David Nice
BBC Music Magazine
August 2005

It was tempting to take one look at this all-Prokofiev programme and wonder why the SCO hadn't chosen to follow the two well-known works with a more substantial rarity like the sparkling early Sinfonietta. As it turns out, conductor-violinist Joseph Swensen's orchestration of the Five Melodies is the real reason for enthusiasts to search out this disc. Never, in my experience, have these curious miniatures of 1921 sounded as compelling, either as the original wordless vocalises or in the later violin-and-piano transcriptions. Somehow the arrangement of the piano part for strings gives the sequence both impressionistic allure—Swensen is right to mention Debussy in his liner-note comments—and a greater narrative thrust. It's very simple: Swensen indulges in no tricksy effects as an arranger. As violinist, he conjures much more mystery here than he does in the Second Violin Concerto, a haunting work of dark corners which needs more edginess and the kind of strange lyric beauty realised by a master-interpreter like Vengerov.

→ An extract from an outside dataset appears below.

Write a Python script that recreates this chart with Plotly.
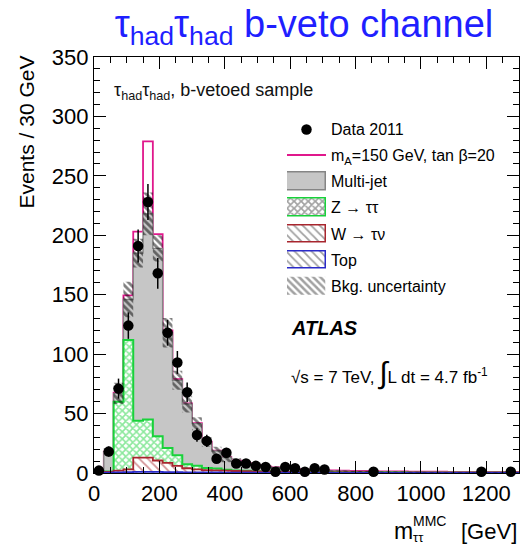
import numpy as np
import plotly.graph_objects as go

# ---------------- data ----------------
bin_width = 30
bin_edges = np.arange(0, 1320 + 1, bin_width)          # 44 bins, 0..1320 GeV

data_2011 = [2, 18, 71, 124, 191, 228, 168, 118, 93, 68, 32, 27, 12, 17, 8, 8, 6, 5,
             1, 5, 4, 1, 4, 3, 0, 0, 0, 0, 1, 0, 0, 0, 0, 0, 0, 0, 0, 0, 0, 1, 0, 0, 1, 0]

multijet = [0.6, 16.8, 7, 34, 141, 173, 158, 97, 63, 50.7, 35.5, 21.8, 14.8, 10.2, 7.8, 6.2,
            5.0, 4.2, 3.4, 2.8, 2.3, 1.9, 1.6, 1.4, 1.1, 1.0, 0.8, 0.8, 0.7, 0.6, 0.6, 0.5,
            0.4, 0.4, 0.4, 0.4, 0.3, 0.3, 0.3, 0.2, 0.3, 0.3, 0.2, 0.2]
z_tautau = [0.1, 0.2, 58, 109, 31, 32, 20.5, 12.5, 9, 3.3, 3, 1.7, 1.5, 0.8, 0.5, 0.3, 0.2, 0.2,
            0.1, 0.1, 0.1, 0.1, 0.1, 0.1, 0.1, 0.1, 0.1, 0.1, 0.1, 0.1, 0.1, 0.1, 0.1, 0.1,
            0.1, 0.1, 0.1, 0.1, 0.1, 0.1, 0.1, 0.1, 0.1, 0.1]
w_taunu = [0.2, 0.7, 1.4, 2.2, 12, 12, 9.6, 7.7, 5.3, 3.4, 2.5, 2.1, 1.8, 1.7, 1.4, 1.2, 1.1,
           0.9, 0.8, 0.7, 0.6, 0.5, 0.5, 0.4, 0.4, 0.3, 0.3, 0.3, 0.2, 0.2, 0.2, 0.2,
           0.1, 0.1, 0.1, 0.1, 0.1, 0.1, 0.1, 0.1, 0.1, 0.1, 0.1, 0.1]
top_quark = [0.1, 0.3, 0.6, 0.8, 1.0, 1.0, 0.9, 0.8, 0.7, 0.6, 0.5, 0.4, 0.4, 0.3, 0.3, 0.3,
             0.2, 0.2, 0.2, 0.2, 0.1, 0.1, 0.1, 0.1, 0.1, 0.1, 0.1, 0.1, 0.1, 0.1, 0.1, 0.1,
             0.1, 0.1, 0.1, 0.1, 0.1, 0.1, 0.1, 0.1, 0.1, 0.1, 0.1, 0.1]
signal_mA150 = [0, 0, 0.5, 3.5, 18, 61, 12, 2, 1, 0.5, 0.4, 0.3, 0.3, 0.3, 0.3, 0.3, 0.3, 0.3,
                0.3, 0.3, 0.3, 0.3, 0.3, 0.3, 0.4, 0.4, 0.4, 0.4, 0.4, 0.4, 0.4, 0.4, 0.4,
                0.4, 0.4, 0.4, 0.4, 0.4, 0.4, 0.4, 0.4, 0.4, 0.4, 0.4]
bkg_uncertainty = [0.5, 3, 9, 15, 12, 18, 11, 12.5, 8, 7, 5.5, 4, 3.5, 4, 2.5, 2, 1.8, 1.5,
                   1.2, 1.0, 0.9, 0.8, 0.7, 0.6, 0.5, 0.5, 0.4, 0.4, 0.4, 0.3, 0.3, 0.3, 0.3,
                   0.3, 0.2, 0.2, 0.2, 0.2, 0.2, 0.2, 0.2, 0.2, 0.2, 0.2]

x_ticks = [0, 200, 400, 600, 800, 1000, 1200]
y_ticks = [0, 50, 100, 150, 200, 250, 300, 350]

legend_labels = ["Data 2011", "m<sub>A</sub>=150 GeV, tan β=20", "Multi-jet",
                 "Z → ττ", "W → τν", "Top", "Bkg. uncertainty"]

# ---------------- styling ----------------
FONT = "Liberation Sans, Arial, sans-serif"
GRAY_FILL, GRAY_LINE = "#c6c6c6", "#858585"
GREEN, RED, BLUE, PINK = "#18d23a", "#a8262e", "#2a2ac8", "#e0188c"

# ---------------- stacking ----------------
top_a = np.array(top_quark)
w_a = top_a + np.array(w_taunu)
z_a = w_a + np.array(z_tautau)
tot_a = z_a + np.array(multijet)
sig_a = tot_a + np.array(signal_mA150)
unc_a = np.array(bkg_uncertainty)
data_a = np.array(data_2011, dtype=float)
centers = bin_edges[:-1] + bin_width / 2


def step(v):
    return np.append(v, v[-1])


fig = go.Figure()

# signal + background line (drawn first: only visible where it rises above the stack)
fig.add_trace(go.Scatter(x=bin_edges, y=step(sig_a), mode="lines", line_shape="hv",
                         line=dict(color=PINK, width=1.8), showlegend=False, hoverinfo="skip"))


def hist_fill(vals, line_color, lw, fillcolor, pattern=None):
    kw = dict(x=bin_edges, y=step(vals), mode="lines", line_shape="hv",
              line=dict(color=line_color, width=lw), fill="tozeroy",
              fillcolor=fillcolor, showlegend=False, hoverinfo="skip")
    if pattern:
        kw["fillpattern"] = pattern
    fig.add_trace(go.Scatter(**kw))


hist_fill(tot_a, GRAY_LINE, 1.4, GRAY_FILL)
hist_fill(z_a, GREEN, 2, "white",
          dict(shape="x", fgcolor=GREEN, bgcolor="white", size=5, solidity=0.55))
hist_fill(w_a, RED, 1.8, "white",
          dict(shape="\\", fgcolor=RED, bgcolor="white", size=6, solidity=0.3))
hist_fill(top_a, BLUE, 1.8, "white",
          dict(shape="\\", fgcolor=BLUE, bgcolor="white", size=6, solidity=0.3))

# uncertainty band
fig.add_trace(go.Scatter(x=bin_edges, y=step(tot_a - unc_a), mode="lines", line_shape="hv",
                         line=dict(width=0, color="rgba(0,0,0,0)"), showlegend=False,
                         hoverinfo="skip"))
fig.add_trace(go.Scatter(x=bin_edges, y=step(tot_a + unc_a), mode="lines", line_shape="hv",
                         line=dict(width=0, color="rgba(0,0,0,0)"), fill="tonexty",
                         fillcolor="rgba(0,0,0,0)",
                         fillpattern=dict(shape="\\", fgcolor="#000000",
                                          bgcolor="rgba(0,0,0,0)", size=5, solidity=0.55),
                         showlegend=False, hoverinfo="skip"))

# data
mask = data_a > 0
fig.add_trace(go.Scatter(x=centers[mask], y=data_a[mask], mode="markers",
                         marker=dict(color="black", size=10.5),
                         error_y=dict(type="data", array=np.sqrt(data_a[mask]),
                                      color="black", thickness=1.5, width=0),
                         showlegend=False, cliponaxis=False))

# ---------------- legend (inset axes) ----------------
rows = list(range(len(legend_labels)))
fig.add_trace(go.Scatter(x=[0.5], y=[rows[0]], mode="markers", xaxis="x2", yaxis="y2",
                         marker=dict(color="black", size=10.5), showlegend=False))
fig.add_trace(go.Bar(x=[1], y=[rows[1]], orientation="h", width=0.07, xaxis="x2",
                     yaxis="y2", marker=dict(color=PINK, line=dict(width=0)),
                     showlegend=False))
fig.add_trace(go.Bar(
    x=[1, 1, 1, 1, 1], y=rows[2:], orientation="h", width=0.68, xaxis="x2", yaxis="y2",
    marker=dict(
        color=[GRAY_FILL, "white", "white", "white", "rgba(0,0,0,0)"],
        line=dict(color=[GRAY_LINE, GREEN, RED, BLUE, "rgba(0,0,0,0)"], width=1.5),
        pattern=dict(shape=["", "x", "\\", "\\", "\\"],
                     fgcolor=[GRAY_FILL, GREEN, RED, BLUE, "#000000"],
                     bgcolor=[GRAY_FILL, "white", "white", "white", "rgba(0,0,0,0)"],
                     size=[6, 5, 6, 6, 5], solidity=[0.3, 0.55, 0.3, 0.3, 0.5])),
    showlegend=False))

# ---------------- layout ----------------
W, H = 529, 545
ml, mr, mt, mb = 94, 10, 57, 72
pw, ph = W - ml - mr, H - mt - mb


def px_x(px):
    return (px - ml) / pw


def px_y(py):
    return (H - mb - py) / ph


axis_common = dict(showgrid=False, zeroline=False, showline=True, linecolor="black",
                   linewidth=1.2, ticks="inside", ticklen=12, tickwidth=1, tickcolor="black",
                   mirror="ticks", tickfont=dict(family=FONT, size=22, color="black"))

row_top, row_step = 129.5, 26.1
fig.update_layout(
    width=W, height=H, margin=dict(l=ml, r=mr, t=mt, b=mb),
    paper_bgcolor="white", plot_bgcolor="white",
    font=dict(family=FONT, color="black"),
    showlegend=False,
    title=dict(text="τ<sub>had</sub>τ<sub>had</sub> b-veto channel",
               font=dict(family=FONT, size=38, color="#1f1fff"),
               x=304 / W, xanchor="center", xref="container",
               y=1 - 24 / H, yanchor="middle", yref="container"),
    xaxis=dict(range=[0, 1300], tickvals=x_ticks,
               minor=dict(ticks="inside", dtick=50, ticklen=6, tickcolor="black"),
               **axis_common),
    yaxis=dict(range=[0, 350], tickvals=y_ticks,
               minor=dict(ticks="inside", dtick=10, ticklen=6, tickcolor="black"),
               **axis_common),
    xaxis2=dict(domain=[px_x(287), px_x(326)], range=[0, 1], visible=False,
                anchor="y2", fixedrange=True),
    yaxis2=dict(domain=[px_y(row_top + row_step * (len(rows) - 0.5)),
                        px_y(row_top - row_step * 0.5)],
                range=[len(rows) - 0.5, -0.5], anchor="x2", side="right",
                tickvals=rows, ticktext=legend_labels, ticks="", showline=False,
                showgrid=False, zeroline=False, ticklabelstandoff=4,
                tickfont=dict(family=FONT, size=16, color="black"), fixedrange=True),
    bargap=0,
)

ann = [
    dict(text="τ<sub>had</sub>τ<sub>had</sub>, b-vetoed sample", x=px_x(112), y=px_y(91),
         xanchor="left", yanchor="middle", font=dict(size=18, color="#111")),
    dict(text="<b><i>ATLAS</i></b>", x=px_x(289), y=px_y(328), xanchor="left",
         yanchor="middle", font=dict(size=20, color="black")),
    dict(text="√s = 7 TeV, <span style='font-size:30px'>∫</span>L dt = 4.7 fb<sup>-1</sup>",
         x=px_x(289), y=px_y(373), xanchor="left", yanchor="middle",
         font=dict(size=17, color="black")),
    dict(text="Events / 30 GeV", textangle=-90, x=px_x(26), y=px_y(54), xanchor="center",
         yanchor="top", font=dict(size=21, color="black")),
    dict(text="m", x=px_x(392), y=px_y(531), xanchor="left", yanchor="middle",
         font=dict(size=23, color="black")),
    dict(text="MMC", x=px_x(411), y=px_y(521), xanchor="left", yanchor="middle",
         font=dict(size=14, color="black")),
    dict(text="ττ", x=px_x(411), y=px_y(537), xanchor="left", yanchor="middle",
         font=dict(size=13, color="black")),
    dict(text="[GeV]", x=px_x(519), y=px_y(531), xanchor="right", yanchor="middle",
         font=dict(size=22, color="black")),
]
for a in ann:
    a.update(xref="paper", yref="paper", showarrow=False)
    a["font"]["family"] = FONT
fig.update_layout(annotations=ann)

fig.write_html("out.html")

The Classical Symphony, too, presents a rather plain face to begin with: the benefits of hearing a sprightly chamber orchestra in clean recorded focus are immediately obvious—bassoons, in particular, run alongside strings with greater clarity than usual—but the first two, earthbound movements lack the quirky inflections of Abbado's Chamber Orchestra of Europe. All that changes with a nicely teased-out Gavotte and a finale which flies as only a smaller-scale version can; the Russian country spring which inspired Prokofiev in 1917, far from the revolutionary hullabaloo, really comes to life.